DIRECTIONS FOR THIS TASK: Review the material line by line. Identify and copy every line that contains the string "diagram".

RECORDS TO USE:
::::::

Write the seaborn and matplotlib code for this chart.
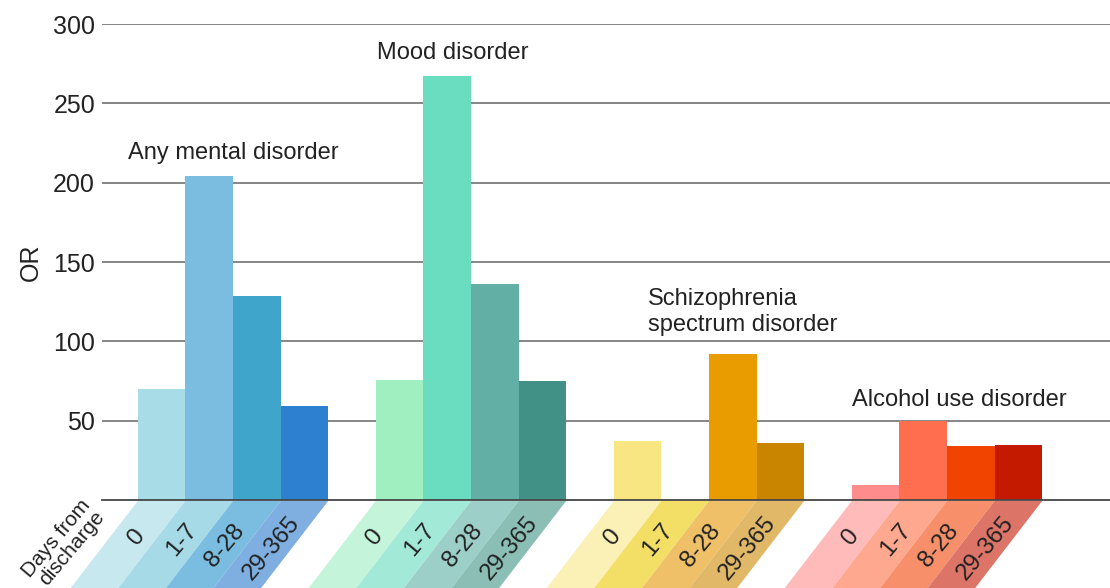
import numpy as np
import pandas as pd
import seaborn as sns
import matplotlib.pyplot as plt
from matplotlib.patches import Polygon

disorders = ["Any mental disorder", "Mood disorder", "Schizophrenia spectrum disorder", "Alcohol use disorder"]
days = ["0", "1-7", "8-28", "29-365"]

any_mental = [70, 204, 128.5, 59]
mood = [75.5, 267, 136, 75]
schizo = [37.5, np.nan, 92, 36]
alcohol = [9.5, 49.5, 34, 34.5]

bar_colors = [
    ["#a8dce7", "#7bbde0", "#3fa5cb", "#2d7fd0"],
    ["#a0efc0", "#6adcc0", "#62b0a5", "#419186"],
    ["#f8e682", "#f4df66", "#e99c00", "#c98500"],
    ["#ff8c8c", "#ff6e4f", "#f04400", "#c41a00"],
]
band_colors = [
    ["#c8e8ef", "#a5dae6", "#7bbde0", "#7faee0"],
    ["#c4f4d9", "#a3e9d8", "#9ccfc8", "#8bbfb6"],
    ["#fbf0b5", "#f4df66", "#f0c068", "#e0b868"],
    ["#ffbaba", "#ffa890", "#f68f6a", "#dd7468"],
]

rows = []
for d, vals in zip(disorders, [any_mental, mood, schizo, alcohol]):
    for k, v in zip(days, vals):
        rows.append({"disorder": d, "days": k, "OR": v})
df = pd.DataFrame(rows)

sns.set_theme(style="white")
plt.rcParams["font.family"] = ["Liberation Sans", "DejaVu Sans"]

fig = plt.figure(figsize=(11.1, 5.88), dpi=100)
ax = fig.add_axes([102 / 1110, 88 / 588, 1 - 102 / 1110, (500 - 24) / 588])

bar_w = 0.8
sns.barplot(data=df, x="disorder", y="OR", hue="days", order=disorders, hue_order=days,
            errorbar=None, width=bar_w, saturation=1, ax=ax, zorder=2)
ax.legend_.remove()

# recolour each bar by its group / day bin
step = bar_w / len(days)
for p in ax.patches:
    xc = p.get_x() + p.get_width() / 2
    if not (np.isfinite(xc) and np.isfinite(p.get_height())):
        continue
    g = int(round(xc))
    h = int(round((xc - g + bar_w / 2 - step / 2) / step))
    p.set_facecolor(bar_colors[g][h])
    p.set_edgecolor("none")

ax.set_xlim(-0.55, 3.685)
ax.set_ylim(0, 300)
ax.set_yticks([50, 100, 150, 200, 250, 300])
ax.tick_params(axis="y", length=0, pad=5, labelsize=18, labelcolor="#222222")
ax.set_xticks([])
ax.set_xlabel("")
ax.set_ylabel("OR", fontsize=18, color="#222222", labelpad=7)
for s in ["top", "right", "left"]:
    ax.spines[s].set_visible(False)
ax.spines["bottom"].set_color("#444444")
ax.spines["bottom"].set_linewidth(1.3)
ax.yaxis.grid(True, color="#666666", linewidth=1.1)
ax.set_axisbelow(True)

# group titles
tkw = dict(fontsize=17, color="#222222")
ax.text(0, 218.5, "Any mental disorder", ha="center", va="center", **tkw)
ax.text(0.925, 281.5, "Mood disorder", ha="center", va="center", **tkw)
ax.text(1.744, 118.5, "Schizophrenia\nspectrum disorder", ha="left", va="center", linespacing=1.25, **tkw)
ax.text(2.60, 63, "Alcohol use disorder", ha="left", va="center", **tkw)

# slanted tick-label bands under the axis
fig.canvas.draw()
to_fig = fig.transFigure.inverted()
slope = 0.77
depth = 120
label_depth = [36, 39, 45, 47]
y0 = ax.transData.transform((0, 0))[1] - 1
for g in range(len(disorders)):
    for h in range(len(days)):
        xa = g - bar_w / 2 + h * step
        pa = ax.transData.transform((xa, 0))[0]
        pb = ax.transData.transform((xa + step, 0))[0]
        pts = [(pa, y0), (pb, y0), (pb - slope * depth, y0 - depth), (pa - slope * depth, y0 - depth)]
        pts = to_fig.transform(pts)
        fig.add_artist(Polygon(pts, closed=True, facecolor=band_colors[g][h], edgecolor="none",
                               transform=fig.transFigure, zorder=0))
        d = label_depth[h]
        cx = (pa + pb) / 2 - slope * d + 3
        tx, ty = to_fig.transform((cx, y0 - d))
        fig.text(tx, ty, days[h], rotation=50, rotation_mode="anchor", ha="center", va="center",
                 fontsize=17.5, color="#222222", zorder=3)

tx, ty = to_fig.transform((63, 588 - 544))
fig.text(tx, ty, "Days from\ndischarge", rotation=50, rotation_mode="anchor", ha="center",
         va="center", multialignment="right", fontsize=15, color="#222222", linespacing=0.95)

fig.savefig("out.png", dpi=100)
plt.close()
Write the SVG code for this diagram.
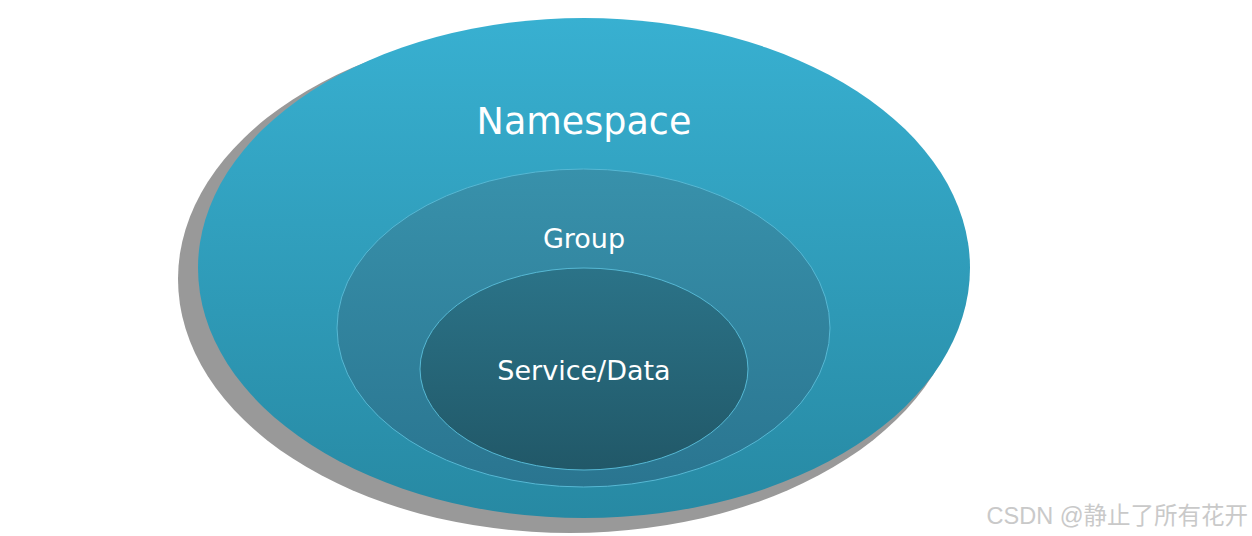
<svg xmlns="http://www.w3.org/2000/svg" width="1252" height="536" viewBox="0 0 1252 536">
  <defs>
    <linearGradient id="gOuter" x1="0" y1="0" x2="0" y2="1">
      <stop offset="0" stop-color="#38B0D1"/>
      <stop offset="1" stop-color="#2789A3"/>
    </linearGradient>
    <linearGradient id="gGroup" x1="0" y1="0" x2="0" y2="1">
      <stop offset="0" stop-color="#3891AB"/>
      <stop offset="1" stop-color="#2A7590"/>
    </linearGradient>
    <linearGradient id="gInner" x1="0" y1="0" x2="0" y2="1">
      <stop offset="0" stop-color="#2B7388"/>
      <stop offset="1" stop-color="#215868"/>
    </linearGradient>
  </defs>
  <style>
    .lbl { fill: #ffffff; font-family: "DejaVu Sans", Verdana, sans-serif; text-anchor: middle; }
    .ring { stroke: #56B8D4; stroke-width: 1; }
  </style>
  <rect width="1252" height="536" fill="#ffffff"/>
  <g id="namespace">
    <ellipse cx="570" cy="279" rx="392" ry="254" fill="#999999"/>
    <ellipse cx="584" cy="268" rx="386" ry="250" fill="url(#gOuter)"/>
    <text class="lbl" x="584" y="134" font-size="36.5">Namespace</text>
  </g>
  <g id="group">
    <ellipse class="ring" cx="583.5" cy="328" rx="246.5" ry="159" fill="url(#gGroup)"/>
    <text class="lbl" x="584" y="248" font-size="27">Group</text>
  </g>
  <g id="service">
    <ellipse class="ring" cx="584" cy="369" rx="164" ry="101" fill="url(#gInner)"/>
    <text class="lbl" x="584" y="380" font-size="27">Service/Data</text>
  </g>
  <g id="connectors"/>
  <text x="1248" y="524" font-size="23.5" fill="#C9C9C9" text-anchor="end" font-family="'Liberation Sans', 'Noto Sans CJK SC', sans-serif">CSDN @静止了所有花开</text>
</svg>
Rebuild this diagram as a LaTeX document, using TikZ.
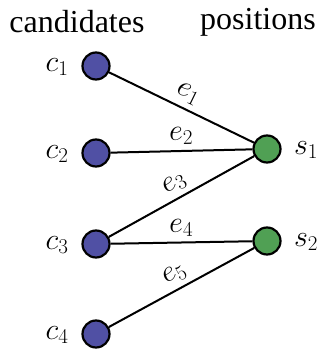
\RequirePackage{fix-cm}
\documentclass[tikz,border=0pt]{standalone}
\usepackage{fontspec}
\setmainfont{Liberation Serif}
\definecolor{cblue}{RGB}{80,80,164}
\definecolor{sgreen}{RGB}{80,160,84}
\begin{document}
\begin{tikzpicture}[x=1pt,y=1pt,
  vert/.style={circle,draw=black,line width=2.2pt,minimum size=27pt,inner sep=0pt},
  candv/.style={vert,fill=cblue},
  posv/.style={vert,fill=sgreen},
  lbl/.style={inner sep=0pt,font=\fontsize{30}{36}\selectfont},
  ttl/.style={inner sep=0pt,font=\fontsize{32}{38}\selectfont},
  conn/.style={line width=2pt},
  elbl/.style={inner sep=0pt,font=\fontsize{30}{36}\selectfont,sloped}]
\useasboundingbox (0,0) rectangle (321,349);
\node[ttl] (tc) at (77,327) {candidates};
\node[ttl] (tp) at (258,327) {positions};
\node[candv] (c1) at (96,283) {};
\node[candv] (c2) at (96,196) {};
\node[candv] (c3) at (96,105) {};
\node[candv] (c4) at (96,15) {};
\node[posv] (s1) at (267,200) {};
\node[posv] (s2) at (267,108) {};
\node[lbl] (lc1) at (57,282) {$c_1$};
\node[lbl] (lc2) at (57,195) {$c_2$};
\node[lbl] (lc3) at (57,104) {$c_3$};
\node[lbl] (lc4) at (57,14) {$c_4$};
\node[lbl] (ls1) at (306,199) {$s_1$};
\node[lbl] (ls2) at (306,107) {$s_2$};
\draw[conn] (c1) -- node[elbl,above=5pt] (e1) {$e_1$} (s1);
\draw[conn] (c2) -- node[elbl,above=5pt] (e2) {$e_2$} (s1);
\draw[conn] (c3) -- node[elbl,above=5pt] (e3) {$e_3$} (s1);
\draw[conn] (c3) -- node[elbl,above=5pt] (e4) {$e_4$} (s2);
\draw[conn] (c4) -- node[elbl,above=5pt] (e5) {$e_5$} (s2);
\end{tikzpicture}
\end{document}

::::::

WRITTEN ANSWER:
Write the SVG code for this diagram.
Rebuild this diagram as a LaTeX document, using TikZ.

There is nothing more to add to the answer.